News magazine Stern and public broadcaster ARD reported earlier this month that German defense giant Rheinmetall was still delivering heavy munitions to Saudi Arabia and the United Arab Emirates via subsidiary companies in South Africa and Italy. "We appeal to the government to close the regulation gaps in export law," Dutzmann said.
The investigations found that Saudi Arabia and the UAE had bought several thousand MK80 bombs from RWM-Italia and Rheinmetall Denel Munitions in South Africa, two firms that Rheinmetall co-owns. Human rights organizations including Amnesty International have documented the use of these bombs in the Yemen war.
According to Rheinmetall conference call transcripts quoted by Stern, the company's CFO Helmut Merch told a bank analyst in mid-November that the sales, worth over €100 million ($113 million) a year, would not be affected by Merkel's ban on exports to Saudi Arabia. According to media reports, the state-owned Saudi Arabian Military Industries (SAMI), whose CEO is former Rheinmetall executive Andreas Schwer, is currently trying to take over shares in the South African Rheinmetall subsidiary.
The GKKE also accused the coalition government of failing to follow up on its promise to restrict arms sales to so-called "third states," in other words, countries outside the European Union and NATO.
Though there has been a significant drop in small arms sales to third states this year, which the GKKE welcomed, the organization pointed out that 60 percent of the total approved arms exports still went to third states in the first half of 2018 — the same proportion as in 2017.
What can the government do?
The GKKE also rejected the argument that the global nature of the arms industry made controlling exports impossible. "If it really wanted to pursue a restrictive arms export policy, it could do it," said Max Mutschler, the GKKE's arms export specialist.
He offered some suggestions: arms exports to third states could be banned, with permits only granted in special, expressly stated circumstances, such as to support United Nations missions. Another option would be to make legally binding the political principles that guide the German government when granting arms export permits, and which, Mutschler said, are "very good."

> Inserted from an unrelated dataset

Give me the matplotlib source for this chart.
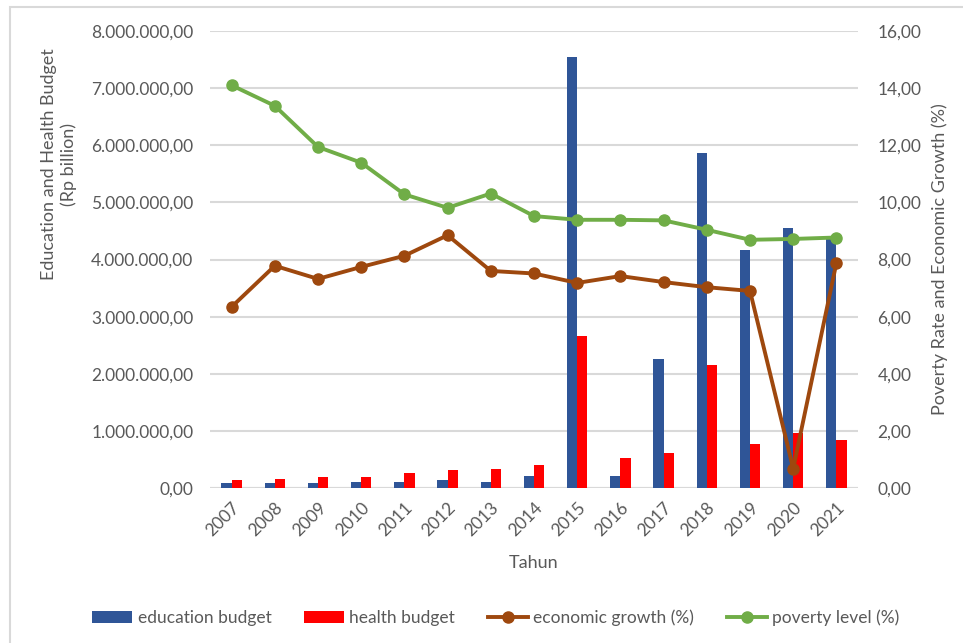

Katja Keul, arms policy spokeswoman for the Green party, also believed there was plenty the German government could do: for instance, German citizens can be required to get a permit to travel abroad to consult or advise a foreign arms company. "The Americans regulate this," she told DW. "American citizens from arms companies are forbidden from switching to foreign firms. And Rheinmetall is exploiting this gap massively."
But Joachim Pfeiffer, economic spokesman for Merkel's Christian Democratic Union (CDU) in the Bundestag, argued that the arms sales for Saudi Arabia are still important for Germany. "I think it's wrong and dangerous to break off all communications and then to unilaterally withdraw approved arms exports," he told DW in an email. "Germany would be shooting itself in the foot and would lose credibility. Saudi Arabia remains an important strategic pillar in the Middle East. ... The West cannot afford to easily give up its influence on states in the Middle East. Other countries, like Russia, are always ready to fill that gap."
Keul didn't buy this. "Even the chancellor isn't claiming anymore that Saudi Arabia is an important strategic partner," she said. "We can see that from the fact that they're saying they want to be more restrictive. It's become clear that a strategic partnership, in the sense that they want to arm [the Saudis] isn't really productive."